#### WHAT THE TASK REQUIRES:
Copy out the data exactly, leaving the pictures behind.

#### DATA SEGMENT:
○ ○ ○ ○ ○ ○ ○

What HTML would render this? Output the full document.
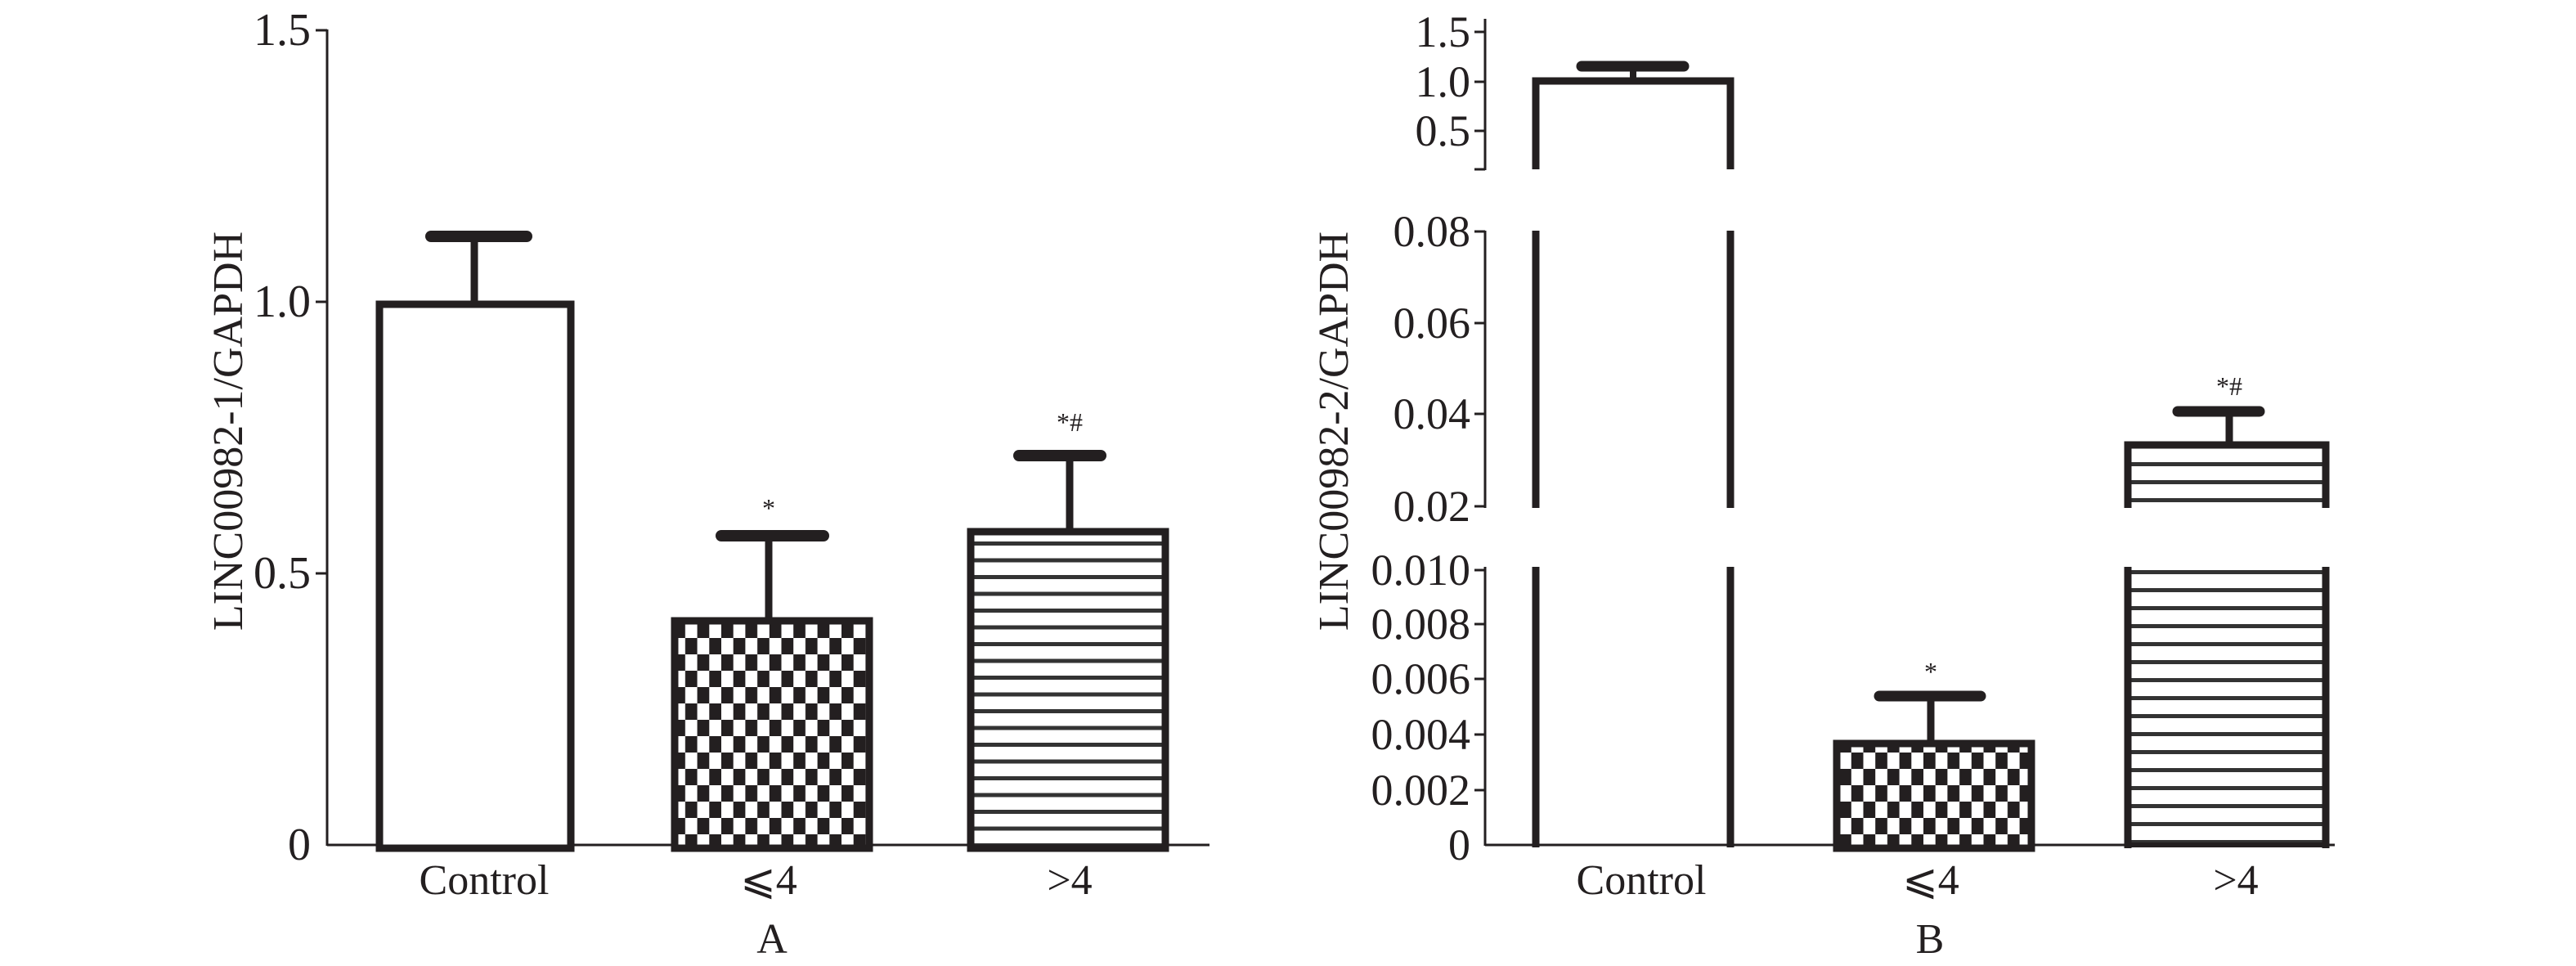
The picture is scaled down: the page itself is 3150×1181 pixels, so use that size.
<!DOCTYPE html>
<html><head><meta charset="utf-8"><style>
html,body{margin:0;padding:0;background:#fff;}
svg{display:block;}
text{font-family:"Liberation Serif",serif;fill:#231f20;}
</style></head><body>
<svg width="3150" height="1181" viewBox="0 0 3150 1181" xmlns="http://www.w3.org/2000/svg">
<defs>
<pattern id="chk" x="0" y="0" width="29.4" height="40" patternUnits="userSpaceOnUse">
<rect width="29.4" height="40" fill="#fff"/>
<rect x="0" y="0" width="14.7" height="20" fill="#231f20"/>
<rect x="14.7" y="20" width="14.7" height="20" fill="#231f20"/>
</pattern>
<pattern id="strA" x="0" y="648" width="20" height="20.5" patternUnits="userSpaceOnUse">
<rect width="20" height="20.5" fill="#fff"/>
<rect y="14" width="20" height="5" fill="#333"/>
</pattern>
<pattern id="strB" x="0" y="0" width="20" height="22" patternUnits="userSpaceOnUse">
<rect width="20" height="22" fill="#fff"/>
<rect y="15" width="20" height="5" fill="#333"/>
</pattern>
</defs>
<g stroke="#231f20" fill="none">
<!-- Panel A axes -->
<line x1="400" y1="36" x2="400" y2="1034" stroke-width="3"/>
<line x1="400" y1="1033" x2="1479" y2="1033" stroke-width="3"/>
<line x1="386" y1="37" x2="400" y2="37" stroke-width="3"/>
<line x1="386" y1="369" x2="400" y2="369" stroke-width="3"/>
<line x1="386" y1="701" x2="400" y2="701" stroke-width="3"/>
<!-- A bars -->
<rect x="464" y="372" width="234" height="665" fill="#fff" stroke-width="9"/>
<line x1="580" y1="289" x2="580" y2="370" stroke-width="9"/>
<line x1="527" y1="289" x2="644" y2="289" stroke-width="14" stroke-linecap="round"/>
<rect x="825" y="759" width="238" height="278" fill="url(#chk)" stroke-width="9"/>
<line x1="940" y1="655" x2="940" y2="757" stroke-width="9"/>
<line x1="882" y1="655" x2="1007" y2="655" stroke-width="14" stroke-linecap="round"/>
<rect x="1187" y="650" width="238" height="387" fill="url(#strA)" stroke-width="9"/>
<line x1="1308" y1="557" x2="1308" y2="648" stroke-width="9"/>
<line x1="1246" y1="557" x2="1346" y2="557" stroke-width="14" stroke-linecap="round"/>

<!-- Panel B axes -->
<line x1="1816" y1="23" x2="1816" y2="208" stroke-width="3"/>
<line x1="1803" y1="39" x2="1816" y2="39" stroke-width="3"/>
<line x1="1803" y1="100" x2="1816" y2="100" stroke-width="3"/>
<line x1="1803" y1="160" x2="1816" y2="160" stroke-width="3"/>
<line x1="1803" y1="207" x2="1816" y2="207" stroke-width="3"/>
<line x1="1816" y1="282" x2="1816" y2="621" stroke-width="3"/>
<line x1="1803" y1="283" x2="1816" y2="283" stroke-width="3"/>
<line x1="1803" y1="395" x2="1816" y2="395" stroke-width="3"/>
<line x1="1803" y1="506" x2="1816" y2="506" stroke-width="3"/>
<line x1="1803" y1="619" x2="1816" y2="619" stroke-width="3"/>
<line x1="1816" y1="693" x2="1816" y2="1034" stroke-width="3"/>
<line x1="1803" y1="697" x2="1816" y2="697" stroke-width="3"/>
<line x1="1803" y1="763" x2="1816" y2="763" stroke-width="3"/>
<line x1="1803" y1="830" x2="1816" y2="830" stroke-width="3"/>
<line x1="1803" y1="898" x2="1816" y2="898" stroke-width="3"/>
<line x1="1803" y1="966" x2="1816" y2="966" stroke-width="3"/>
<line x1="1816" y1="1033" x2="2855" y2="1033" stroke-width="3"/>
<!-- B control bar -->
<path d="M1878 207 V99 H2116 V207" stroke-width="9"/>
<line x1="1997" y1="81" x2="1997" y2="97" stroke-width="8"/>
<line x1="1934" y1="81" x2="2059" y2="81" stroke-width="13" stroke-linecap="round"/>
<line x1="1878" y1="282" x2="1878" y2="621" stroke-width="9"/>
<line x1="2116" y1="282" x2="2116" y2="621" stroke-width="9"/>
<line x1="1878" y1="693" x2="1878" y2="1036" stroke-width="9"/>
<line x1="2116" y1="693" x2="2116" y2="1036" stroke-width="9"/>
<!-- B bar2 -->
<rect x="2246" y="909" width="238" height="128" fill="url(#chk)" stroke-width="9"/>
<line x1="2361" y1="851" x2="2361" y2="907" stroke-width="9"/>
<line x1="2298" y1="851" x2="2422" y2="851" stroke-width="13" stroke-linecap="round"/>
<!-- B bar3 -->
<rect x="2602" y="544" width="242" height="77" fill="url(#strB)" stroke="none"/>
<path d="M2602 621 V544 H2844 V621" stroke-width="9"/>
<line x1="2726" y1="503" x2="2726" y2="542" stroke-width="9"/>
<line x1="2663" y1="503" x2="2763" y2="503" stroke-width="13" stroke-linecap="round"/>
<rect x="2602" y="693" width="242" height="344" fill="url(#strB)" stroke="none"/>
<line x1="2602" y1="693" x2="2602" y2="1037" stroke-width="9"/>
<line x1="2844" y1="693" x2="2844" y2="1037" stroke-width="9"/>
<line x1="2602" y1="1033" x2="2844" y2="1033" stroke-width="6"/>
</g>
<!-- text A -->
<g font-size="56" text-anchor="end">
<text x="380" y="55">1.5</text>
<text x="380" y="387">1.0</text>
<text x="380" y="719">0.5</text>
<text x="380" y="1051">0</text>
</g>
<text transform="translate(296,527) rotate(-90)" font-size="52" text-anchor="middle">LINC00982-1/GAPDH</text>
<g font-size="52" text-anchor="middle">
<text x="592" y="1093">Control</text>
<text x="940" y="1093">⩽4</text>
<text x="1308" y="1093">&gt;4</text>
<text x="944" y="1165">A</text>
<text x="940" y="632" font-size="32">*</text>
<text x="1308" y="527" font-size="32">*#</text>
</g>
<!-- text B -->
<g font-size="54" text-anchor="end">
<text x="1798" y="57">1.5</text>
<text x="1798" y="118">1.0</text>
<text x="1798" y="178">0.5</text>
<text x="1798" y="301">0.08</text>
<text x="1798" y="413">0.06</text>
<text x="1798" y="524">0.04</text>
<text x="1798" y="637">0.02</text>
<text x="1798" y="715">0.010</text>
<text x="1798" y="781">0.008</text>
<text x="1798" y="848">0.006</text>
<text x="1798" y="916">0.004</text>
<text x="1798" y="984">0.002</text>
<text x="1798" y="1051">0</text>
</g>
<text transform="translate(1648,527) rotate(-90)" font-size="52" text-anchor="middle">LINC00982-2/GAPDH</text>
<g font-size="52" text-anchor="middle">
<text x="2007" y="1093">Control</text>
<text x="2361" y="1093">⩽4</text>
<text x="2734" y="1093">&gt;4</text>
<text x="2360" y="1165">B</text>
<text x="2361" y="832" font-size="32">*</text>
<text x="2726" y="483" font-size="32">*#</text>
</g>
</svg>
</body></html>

○ ○ ○ ○ ○ ○ ○

#### REPLY:
What HTML would render this? Output the full document.
The picture is scaled down: the page itself is 3150×1181 pixels, so use that size.
<!DOCTYPE html>
<html><head><meta charset="utf-8"><style>
html,body{margin:0;padding:0;background:#fff;}
svg{display:block;}
text{font-family:"Liberation Serif",serif;fill:#231f20;}
</style></head><body>
<svg width="3150" height="1181" viewBox="0 0 3150 1181" xmlns="http://www.w3.org/2000/svg">
<defs>
<pattern id="chk" x="0" y="0" width="29.4" height="40" patternUnits="userSpaceOnUse">
<rect width="29.4" height="40" fill="#fff"/>
<rect x="0" y="0" width="14.7" height="20" fill="#231f20"/>
<rect x="14.7" y="20" width="14.7" height="20" fill="#231f20"/>
</pattern>
<pattern id="strA" x="0" y="648" width="20" height="20.5" patternUnits="userSpaceOnUse">
<rect width="20" height="20.5" fill="#fff"/>
<rect y="14" width="20" height="5" fill="#333"/>
</pattern>
<pattern id="strB" x="0" y="0" width="20" height="22" patternUnits="userSpaceOnUse">
<rect width="20" height="22" fill="#fff"/>
<rect y="15" width="20" height="5" fill="#333"/>
</pattern>
</defs>
<g stroke="#231f20" fill="none">
<!-- Panel A axes -->
<line x1="400" y1="36" x2="400" y2="1034" stroke-width="3"/>
<line x1="400" y1="1033" x2="1479" y2="1033" stroke-width="3"/>
<line x1="386" y1="37" x2="400" y2="37" stroke-width="3"/>
<line x1="386" y1="369" x2="400" y2="369" stroke-width="3"/>
<line x1="386" y1="701" x2="400" y2="701" stroke-width="3"/>
<!-- A bars -->
<rect x="464" y="372" width="234" height="665" fill="#fff" stroke-width="9"/>
<line x1="580" y1="289" x2="580" y2="370" stroke-width="9"/>
<line x1="527" y1="289" x2="644" y2="289" stroke-width="14" stroke-linecap="round"/>
<rect x="825" y="759" width="238" height="278" fill="url(#chk)" stroke-width="9"/>
<line x1="940" y1="655" x2="940" y2="757" stroke-width="9"/>
<line x1="882" y1="655" x2="1007" y2="655" stroke-width="14" stroke-linecap="round"/>
<rect x="1187" y="650" width="238" height="387" fill="url(#strA)" stroke-width="9"/>
<line x1="1308" y1="557" x2="1308" y2="648" stroke-width="9"/>
<line x1="1246" y1="557" x2="1346" y2="557" stroke-width="14" stroke-linecap="round"/>

<!-- Panel B axes -->
<line x1="1816" y1="23" x2="1816" y2="208" stroke-width="3"/>
<line x1="1803" y1="39" x2="1816" y2="39" stroke-width="3"/>
<line x1="1803" y1="100" x2="1816" y2="100" stroke-width="3"/>
<line x1="1803" y1="160" x2="1816" y2="160" stroke-width="3"/>
<line x1="1803" y1="207" x2="1816" y2="207" stroke-width="3"/>
<line x1="1816" y1="282" x2="1816" y2="621" stroke-width="3"/>
<line x1="1803" y1="283" x2="1816" y2="283" stroke-width="3"/>
<line x1="1803" y1="395" x2="1816" y2="395" stroke-width="3"/>
<line x1="1803" y1="506" x2="1816" y2="506" stroke-width="3"/>
<line x1="1803" y1="619" x2="1816" y2="619" stroke-width="3"/>
<line x1="1816" y1="693" x2="1816" y2="1034" stroke-width="3"/>
<line x1="1803" y1="697" x2="1816" y2="697" stroke-width="3"/>
<line x1="1803" y1="763" x2="1816" y2="763" stroke-width="3"/>
<line x1="1803" y1="830" x2="1816" y2="830" stroke-width="3"/>
<line x1="1803" y1="898" x2="1816" y2="898" stroke-width="3"/>
<line x1="1803" y1="966" x2="1816" y2="966" stroke-width="3"/>
<line x1="1816" y1="1033" x2="2855" y2="1033" stroke-width="3"/>
<!-- B control bar -->
<path d="M1878 207 V99 H2116 V207" stroke-width="9"/>
<line x1="1997" y1="81" x2="1997" y2="97" stroke-width="8"/>
<line x1="1934" y1="81" x2="2059" y2="81" stroke-width="13" stroke-linecap="round"/>
<line x1="1878" y1="282" x2="1878" y2="621" stroke-width="9"/>
<line x1="2116" y1="282" x2="2116" y2="621" stroke-width="9"/>
<line x1="1878" y1="693" x2="1878" y2="1036" stroke-width="9"/>
<line x1="2116" y1="693" x2="2116" y2="1036" stroke-width="9"/>
<!-- B bar2 -->
<rect x="2246" y="909" width="238" height="128" fill="url(#chk)" stroke-width="9"/>
<line x1="2361" y1="851" x2="2361" y2="907" stroke-width="9"/>
<line x1="2298" y1="851" x2="2422" y2="851" stroke-width="13" stroke-linecap="round"/>
<!-- B bar3 -->
<rect x="2602" y="544" width="242" height="77" fill="url(#strB)" stroke="none"/>
<path d="M2602 621 V544 H2844 V621" stroke-width="9"/>
<line x1="2726" y1="503" x2="2726" y2="542" stroke-width="9"/>
<line x1="2663" y1="503" x2="2763" y2="503" stroke-width="13" stroke-linecap="round"/>
<rect x="2602" y="693" width="242" height="344" fill="url(#strB)" stroke="none"/>
<line x1="2602" y1="693" x2="2602" y2="1037" stroke-width="9"/>
<line x1="2844" y1="693" x2="2844" y2="1037" stroke-width="9"/>
<line x1="2602" y1="1033" x2="2844" y2="1033" stroke-width="6"/>
</g>
<!-- text A -->
<g font-size="56" text-anchor="end">
<text x="380" y="55">1.5</text>
<text x="380" y="387">1.0</text>
<text x="380" y="719">0.5</text>
<text x="380" y="1051">0</text>
</g>
<text transform="translate(296,527) rotate(-90)" font-size="52" text-anchor="middle">LINC00982-1/GAPDH</text>
<g font-size="52" text-anchor="middle">
<text x="592" y="1093">Control</text>
<text x="940" y="1093">⩽4</text>
<text x="1308" y="1093">&gt;4</text>
<text x="944" y="1165">A</text>
<text x="940" y="632" font-size="32">*</text>
<text x="1308" y="527" font-size="32">*#</text>
</g>
<!-- text B -->
<g font-size="54" text-anchor="end">
<text x="1798" y="57">1.5</text>
<text x="1798" y="118">1.0</text>
<text x="1798" y="178">0.5</text>
<text x="1798" y="301">0.08</text>
<text x="1798" y="413">0.06</text>
<text x="1798" y="524">0.04</text>
<text x="1798" y="637">0.02</text>
<text x="1798" y="715">0.010</text>
<text x="1798" y="781">0.008</text>
<text x="1798" y="848">0.006</text>
<text x="1798" y="916">0.004</text>
<text x="1798" y="984">0.002</text>
<text x="1798" y="1051">0</text>
</g>
<text transform="translate(1648,527) rotate(-90)" font-size="52" text-anchor="middle">LINC00982-2/GAPDH</text>
<g font-size="52" text-anchor="middle">
<text x="2007" y="1093">Control</text>
<text x="2361" y="1093">⩽4</text>
<text x="2734" y="1093">&gt;4</text>
<text x="2360" y="1165">B</text>
<text x="2361" y="832" font-size="32">*</text>
<text x="2726" y="483" font-size="32">*#</text>
</g>
</svg>
</body></html>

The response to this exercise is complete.